I refer to the article “Bank lending up 6.2% to $640.68b in September” (Straits Times, Nov 1).

It states that “Total lending hit $640.68 billion, up 6.2 per cent compared with September last year, according to preliminary data from the Monetary Authority of Singapore yesterday.

Bank loans have been rising year on year since October last year with growth hitting 7.6 per cent in June, the fastest in more than two years. Momentum slowed in July and August, mainly because of slower growth in business loans.

On a month-on-month basis, September lending rose 1 per cent from the $634.41 billion recorded in August, when growth of 0.3 per cent was racked up.
Business lending in September expanded year on year for the 10th straight month to $383.29 billion, up 8 per cent from a year earlier.

Meanwhile, consumer borrowing in September rose 3.6 per cent year on year to $257.4 billion, lower than August’s 3.9 per cent growth. Mortgages and bridging loans increased 4.2 per cent to $197.03 billion.”

In this connection – Singapore’s “debt ratios – total liabilities as a percentage of total assets – are still relatively high at 73.7 per cent”.

According to the Allianz Global Wealth report – “Singapore with highest per capita debt (in Asia) – Debt per capita 2016 by country, in EUR”.

Singapore’s debt per capita at 36,075 euros is a whopping 49 per cent higher than second ranked South Korea’s 24,200 euros.
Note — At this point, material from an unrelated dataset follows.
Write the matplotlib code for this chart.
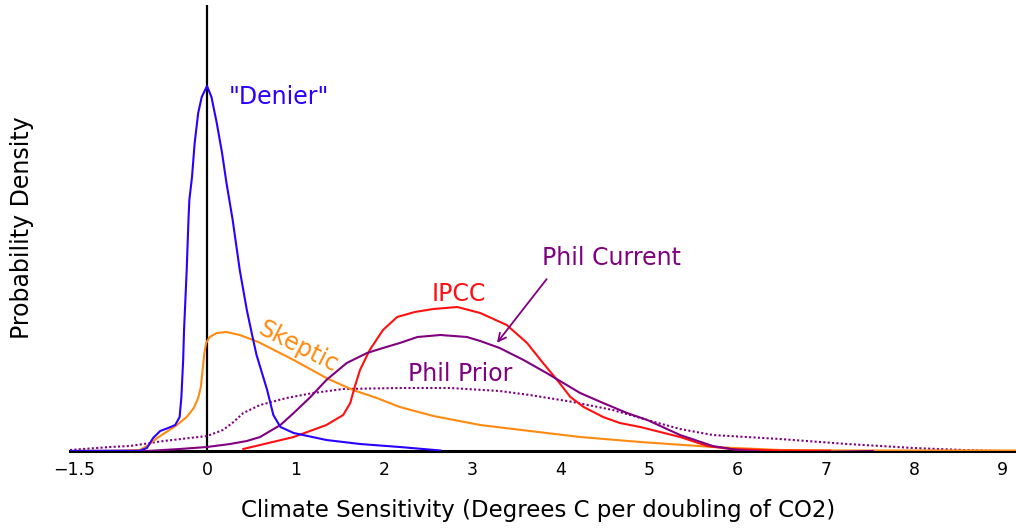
import numpy as np
import matplotlib
matplotlib.use('Agg')
import matplotlib.pyplot as plt

# climate sensitivity (deg C) vs probability density (arbitrary units)
denier_x = [-1.55, -0.98, -0.76, -0.68, -0.61, -0.53, -0.44, -0.36, -0.31, -0.29, -0.27, -0.26,
            -0.25, -0.23, -0.21, -0.20, -0.17, -0.14, -0.10, -0.06, 0.00, 0.05, 0.11, 0.17, 0.22,
            0.29, 0.37, 0.45, 0.51, 0.56, 0.68, 0.75, 0.83, 0.98, 1.35, 1.73, 2.18, 2.64]
denier_y = [0, 0.3, 0.3, 3, 13, 20, 23, 26, 34, 54, 91, 121,
            141, 181, 231, 251, 274, 308, 338, 354, 365, 354, 328, 298, 268,
            231, 181, 141, 116, 96, 61, 36, 24, 18, 11, 7, 4, 0.5]

skeptic_x = [-1.55, -0.98, -0.76, -0.66, -0.57, -0.46, -0.34, -0.23, -0.15, -0.10, -0.07, -0.05,
             -0.03, -0.01, 0.03, 0.11, 0.22, 0.37, 0.58, 0.98, 1.35, 1.65, 1.92, 2.18, 2.56,
             3.09, 3.84, 4.22, 4.90, 5.72, 6.48, 7.27, 9.15]
skeptic_y = [0, 0.3, 1, 6, 12.7, 19, 26, 34, 43, 53, 64, 81,
             98, 108, 114, 118, 119, 116, 109, 91, 73, 61, 53, 44, 35,
             26, 18, 14, 9, 4, 1, 0.5, 0.5]

ipcc_x = [0.41, 0.60, 0.98, 1.35, 1.54, 1.62, 1.67, 1.73, 1.84, 1.99, 2.15, 2.35, 2.56, 2.83,
          3.09, 3.39, 3.62, 3.80, 3.96, 4.11, 4.26, 4.48, 4.67, 4.90, 5.35, 5.66, 5.92, 6.48, 7.05]
ipcc_y = [2, 6, 14, 26, 36, 48, 64, 81, 101, 121, 134, 139, 142, 144,
          138, 126, 108, 88, 71, 54, 44, 34, 28, 24, 14, 5, 2, 0.5, 0.3]

current_x = [-1.55, -0.68, -0.31, 0.0, 0.26, 0.45, 0.60, 0.83, 0.98, 1.17, 1.35, 1.58, 1.81,
             1.99, 2.18, 2.38, 2.64, 2.94, 3.09, 3.31, 3.58, 3.84, 4.03, 4.22, 4.48, 4.75,
             4.98, 5.35, 5.72, 6.0, 6.48, 6.86, 7.53]
current_y = [0, 0, 2, 4, 7, 10, 14, 26, 38, 54, 71, 88, 98,
             103, 108, 114, 116, 114, 110, 103, 91, 78, 68, 58, 48, 38,
             31, 16, 5, 1, -2, -1, 0]

prior_x = [-1.55, -1.10, -0.87, -0.49, 0.0, 0.18, 0.30, 0.41, 0.60, 0.90, 1.20, 1.54, 2.18,
           2.75, 3.31, 3.65, 4.14, 4.59, 4.98, 5.35, 5.72, 6.48, 7.24, 7.99, 8.55, 8.97]
prior_y = [1, 4, 5, 10, 15, 21, 29, 38, 46, 53, 58, 62, 63,
           63, 60, 56, 49, 41, 31, 22, 16, 12, 7, 3, 1, 0]

xticks = [-1.5, 0, 1, 2, 3, 4, 5, 6, 7, 8, 9]
xticklabels = ['\u22121.5', '0', '1', '2', '3', '4', '5', '6', '7', '8', '9']

blue = '#2a00ff'
orange = '#ff8a10'
red = '#ff1010'
purple = '#800080'

plt.rcParams['font.family'] = 'DejaVu Sans'

fig = plt.figure(figsize=(10.16, 5.32), dpi=100)
ax = fig.add_axes([70 / 1016, 1 - 451 / 532, 1 - 70 / 1016, 446 / 532])

ax.plot(prior_x, prior_y, color=purple, lw=1.5, ls=(0, (1, 1.1)), dash_capstyle='butt')
ax.plot(skeptic_x, skeptic_y, color=orange, lw=1.5)
ax.plot(ipcc_x, ipcc_y, color=red, lw=1.5)
ax.plot(current_x, current_y, color=purple, lw=1.5)
ax.plot(denier_x, denier_y, color=blue, lw=1.5)
ax.axvline(0, color='black', lw=1.6, zorder=1)

ax.set_xlim(-1.55, 9.15)
ax.set_ylim(0, 446)
for s in ['left', 'right', 'top']:
    ax.spines[s].set_visible(False)
ax.spines['bottom'].set_linewidth(2.2)
ax.spines['bottom'].set_zorder(0.5)
ax.set_yticks([])
ax.set_xticks(xticks)
ax.set_xticklabels(xticklabels)
ax.tick_params(axis='x', length=0, pad=7, labelsize=12.5)

ax.text(0.24, 354, '"Denier"', color=blue, fontsize=17, ha='left', va='center')
ax.text(1.03, 104, 'Skeptic', color=orange, fontsize=17, ha='center', va='center', rotation=-27)
ax.text(2.85, 157, 'IPCC', color=red, fontsize=17, ha='center', va='center')
ax.text(4.58, 193, 'Phil Current', color=purple, fontsize=17, ha='center', va='center')
ax.text(2.86, 77, 'Phil Prior', color=purple, fontsize=17, ha='center', va='center')
ax.annotate('', xy=(3.26, 106), xytext=(3.86, 174),
            arrowprops=dict(arrowstyle='->', color=purple, lw=1.3, mutation_scale=14))

fig.text(538 / 1016, 1 - 510 / 532, 'Climate Sensitivity (Degrees C per doubling of CO2)',
         ha='center', va='center', fontsize=16.5)
fig.text(22 / 1016, 1 - 228 / 532, 'Probability Density', rotation=90,
         ha='center', va='center', fontsize=17)

fig.savefig('out.png', dpi=100)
So, is there something wrong with the Straits Times news report “S’pore is No. 1 in Asia for gross financial assets” (Sep 28) – which said that “Singapore’s per capita liabilities was €36,075 at the end of last year, among the highest in Asia” – when in fact according to the report – Singapore’s debt is actually the highest in Asia?

Is Singapore’s high household debt to income ratio alarming?

According to the article “Household debt: The no-longer-managings” (The Economist, Aug 26).

It states that “On the eve of the financial crash of 2008-09, households were up to their necks in debt. On average they owed 150% of their income, with three-quarters of liabilities in the form of mortgages.

UK 2008-09 household debt to income ratio 150%. UK household debt to income ratio is now at 135% .

Following the bust, households paid down much of what they owed. After falling to 130% of income, borrowing has more recently risen to 135%, with consumer lending leading the charge.”

S’pore economic growth hampered by high household debt to income ratio?

In this connection, according to the article “Steep household debt is the biggest speed bump ahead for Singapore: report” (Singapore Business Review, Mar 14, 2016) – “A report by ICAEW showed that the pace of consumer spending in Singapore has slowed compared to its long-term average, suggesting that steep household leverage are crimping the city-state’s growth prospects.

S’pore 2016 household debt to income ratio 150%?

“In our view, consumer debt is probably the greatest danger area. Rising household debt has been prominent in driving up overall private debt ratios in many countries in recent years, and household debt ratios look high in several countries – especially debt/disposable income ratios. Debt/income ratios are close to or above 150% in Singapore and Malaysia and are well above 100% in Thailand,” said ICAEW … the high debt-to-income ratios of close to 150% in Singapore may already be hampering the country’s growth potential,” the report noted”.

UK personal loan % 4% vs S’pore 13%?

As to “In 2012-17 the average advertised interest rate on a £10,000 personal loan fell from 8% to around 4%” – in contrast, the EIR (Effective Interest Rate) of personal loans in Singapore are now at around 13% per annum.